Hay un gran asunto que desde hace unos días divide a este país en dos mitades irreconciliables. ¿Lo de Ábalos y Koldo? ¿Las aventuras judiciales del fiscal general del Estado? ¿La sequía de viviendas públicas? No, lo de Amaia y lo de Leire. Y cuando me refiero a ellas no tengo ni que escribir sus apellidos para que sepan ya de quién les estoy hablando.
Somos un país al que le pone una buena separación, una fractura, un amor roto, una humillación y una resurrección. Y lo de La Oreja de Van Gogh y el despido seco de quien fuera su cantante durante 17 años y la supuesta vuelta de su vocalista original nos demuestra por qué Goya nos dibujó a los españoles a garrotazo limpio y por qué nos gusta más un reality que comer con las manos.
Somos incapaces de no tomar partido. PSOE o PP, Broncano o Motos, Madrid o Barcelona, Ángel Martín o Pantomima Full, Amaia Montero o Leire Martínez. Y así con todo. Llevamos el fentanilo de la polarización en la sangre. No hay disputa que no se convierta en una guerra con voluntarios dispuestos a derramar un cargamento de insultos sobre el enemigo al que asignamos el papel de villano.

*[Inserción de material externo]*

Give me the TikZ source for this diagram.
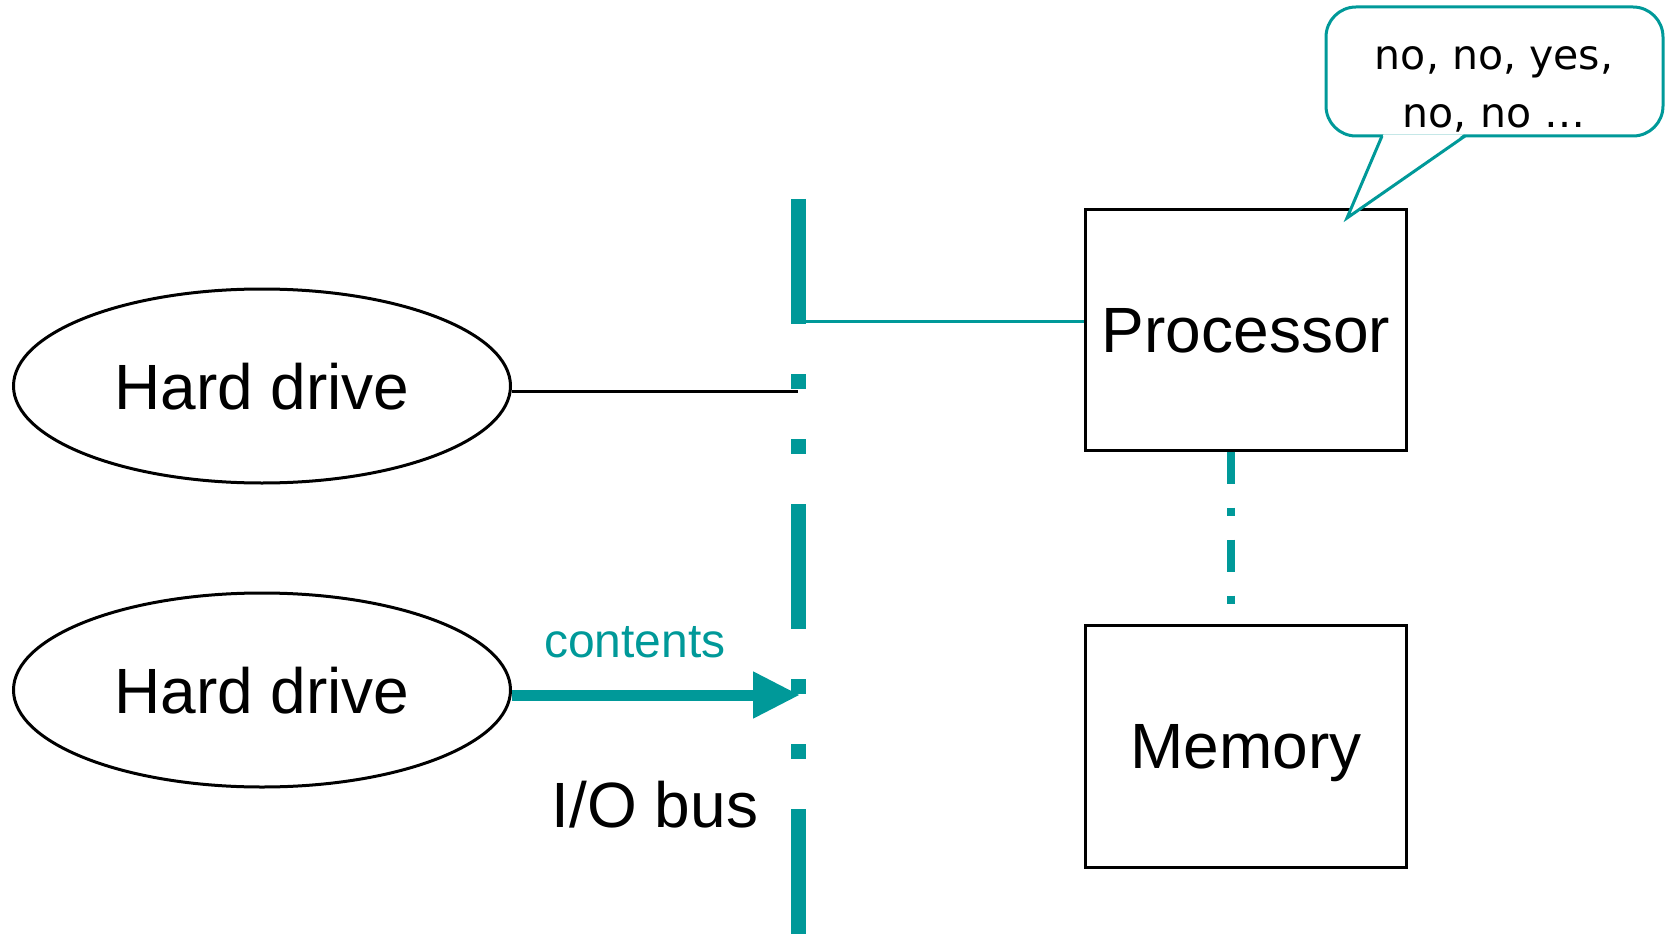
\documentclass[tikz,border=0pt]{standalone}
\usepackage{fontspec}
\setmainfont{Liberation Sans}
\newfontfamily\callfont{DejaVu Sans}
\usetikzlibrary{shapes.geometric,arrows.meta}
\definecolor{tealc}{RGB}{0,153,153}
\begin{document}
\begin{tikzpicture}[x=1pt,y=-1pt,
  bigtext/.style={font=\fontsize{64}{77}\selectfont},
  drive/.style={ellipse,draw=black,line width=3pt,minimum width=497pt,minimum height=194pt,inner sep=0pt,bigtext,text depth=0pt},
  unit/.style={rectangle,draw=black,line width=3pt,minimum width=321pt,inner sep=0pt,bigtext,text depth=0pt},
  busline/.style={draw=tealc,line width=15pt,dash pattern=on 125pt off 50pt on 15pt off 50pt on 15pt off 50pt},
  memline/.style={draw=tealc,line width=8pt,dash pattern=on 32pt off 24pt on 8pt off 24pt},
  thinteal/.style={draw=tealc,line width=3pt},
  thinblack/.style={draw=black,line width=3pt},
  flow/.style={draw=tealc,line width=11pt,-{Triangle[length=47pt,width=44pt]}},
  callbox/.style={rectangle,draw=tealc,line width=3pt,rounded corners=30pt,fill=white,minimum width=337pt,minimum height=129pt,inner sep=0pt},
  calltext/.style={font=\callfont\fontsize{41}{58}\selectfont,align=center,inner sep=0pt},
]
\useasboundingbox (0,0) rectangle (1668,936);

% nodes
\node[drive] (hd1) at (262,386) {Hard drive};
\node[drive] (hd2) at (262,690) {Hard drive};
\node[unit,minimum height=240pt] (proc) at (1246,330) {Processor};
\node[unit,minimum height=242pt] (mem) at (1246,746) {Memory};

% bus
\coordinate (bustop) at (798,199);
\coordinate (busbot) at (798,936);
\coordinate (b1) at (798,391);
\coordinate (bp) at (798,321);
\coordinate (a2) at (800,695);

\draw[thinteal] (bp) -- (bp -| proc.west);
\draw[thinblack] (hd1.east |- b1) -- (b1);
\draw[flow] (hd2.east |- a2) -- (a2);
\draw[busline] (bustop) -- (busbot);
\draw[memline] ([xshift=-15pt]proc.south) -- ([xshift=-15pt]mem.north);

\node[anchor=base,text=tealc,font=\fontsize{48}{58}\selectfont] (contents) at (635,657) {contents};
\node[anchor=base,bigtext] (iobus) at (655,827) {I/O bus};

% callout
\node[callbox] (call) at (1494.5,71.5) {};
\coordinate (tl) at (1382,136);
\coordinate (tr) at (1465,136);
\coordinate (ctip) at (1347,218);
\fill[white] ([xshift=1.5pt,yshift=1.6pt]tl) -- (ctip) -- ([xshift=-1.5pt,yshift=1.6pt]tr) -- cycle;
\draw[thinteal,line join=miter] (tl) -- (ctip) -- (tr);
\node[calltext] (ctext) at (1494,89) {no, no, yes,\\no, no …};
\end{tikzpicture}
\end{document}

Y sí, nos divertimos un rato grande con todas estas peleas retransmitidas en los platós de las televisiones y en los reels de Instagram, pero a veces, algunas veces, nos olvidamos de que despotricamos sobre personas que no tienen por qué soportar que, cada dos por tres, montemos tribunales populares donde juzgamos sus comportamientos como si fuéramos magistrados de un tribunal de la Inquisición.
Y, por supuesto, nos olvidamos de que a uno le pueden gustar Broncano y Motos, Amaia y Leire o que el PP y el PSOE se pongan alguna vez de acuerdo en algo. Y que no por eso, ese uno deja de ser tan español como el que solo sabe pensar en términos de buenos y de malos, de inocentes y de villanos.